- How sustainable are the ECB and the People’s Bank of China?
- Huawei plans to attract international employees
- More hukou rights for migrant workers
- CIA shifts focus to China
- Huawei researches innovation in Finland
- Rising demand for lithium
- Facebook whistleblower reports surveillance of Uighurs
- AsiaBerlin Summit schedule for Friday
- Opinion: Johnny Erling on Xi Jinping’s favorite political color
It is the same old problem: Both ECB chief Christine Lagarde and her Chinese counterpart Yi Gang of the People’s Bank of China are well aware of the central banks’ responsibility in the fight against climate change.
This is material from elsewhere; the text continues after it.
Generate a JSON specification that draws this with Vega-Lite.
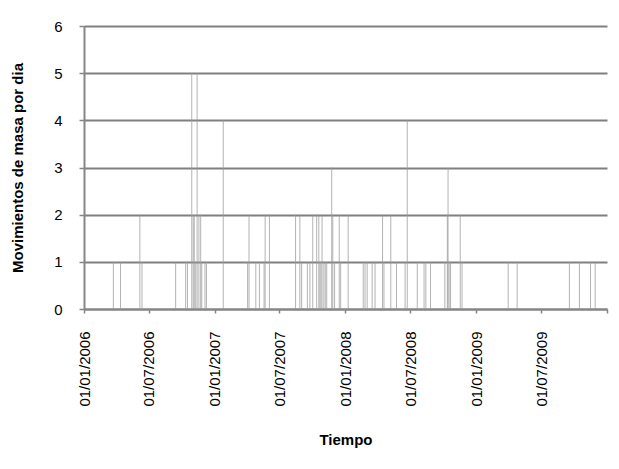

Nico Beckert takes a closer look at the roadmaps of the ECB and the PBoC to help shape a green economic transition. China’s central bank is able to work more closely with the state on climate protection than Western central banks. But the PBoC also serves Beijing’s economic goals, pouring billions into the coal industry. The ECB, on the other hand, faces a different predicament: It lacks democratic legitimacy and is hardly allowed to act independently on climate policy.
Huawei’s founder Ren Zhengfei wants to recruit more foreign talent to set tomorrow’s standards in new business areas such as household appliances, wearables, and industrial machinery. Frank Sieren analyzed an internal memo from Huawei to find out more about what the CEO is planning for a campus near Shanghai to make foreign top executives feel right at home.
The whole country is currently trimmed to red during the Golden Week holidays. Flags on every street corner, red flower decorations everywhere. On the occasion of the national holiday, state and party leader Xi Jinping gave a speech to his Politburo. And it is just as red-tinged: from red culture, red successors, red resources, red monuments, red ideals, red genes to the red nation. In his column, Johnny Erling explains why Xi did not title his first anthology the “Red Xi Bible”, but “Learn from Xi’s Golden Sentences” instead.
Have a great golden Autumn weekend!
Central banks in a bind over the climate crisis
The next world climate conference in Glasgow at the beginning of November is drawing ever closer. In a recent study, the United Nations stressed that “the world is on a catastrophic path” to “2.7 degrees of warming,” and finance plays a pivotal role.
The world’s largest banks have continued to invest billions in fossil fuels or supported investment in the sector through underwriting, even after the Paris climate agreement was passed. And these investments are a threat to the stability of the financial system. That’s why the climate crisis is also an issue for central banks. European Central Bank (ECB) chief Christine Lagarde called climate change “the biggest challenge that is addressed to us.” Climate change affects the ECB’s “primary objective of price stability“, the Frenchwoman said.
Her Chinese counterpart Yi Gang of the People’s Bank of China (PBoC) urges that “we must evaluate the potential impact of climate change on financial stability.” The timeframe for the People’s Republic to achieve carbon neutrality is shorter than that of the EU or the US, Yi said. “The time is shorter and the curve is much steeper for China. It means our financial institutions are faced with grave risks and should begin their green transition right away,” the PBoC chief warned. This is because the longer Chinese banks lend to fossil fuel industries, the greater the risk that companies will be unable to repay these loans when climate policies make their fossil fuel business model unsustainable in the future.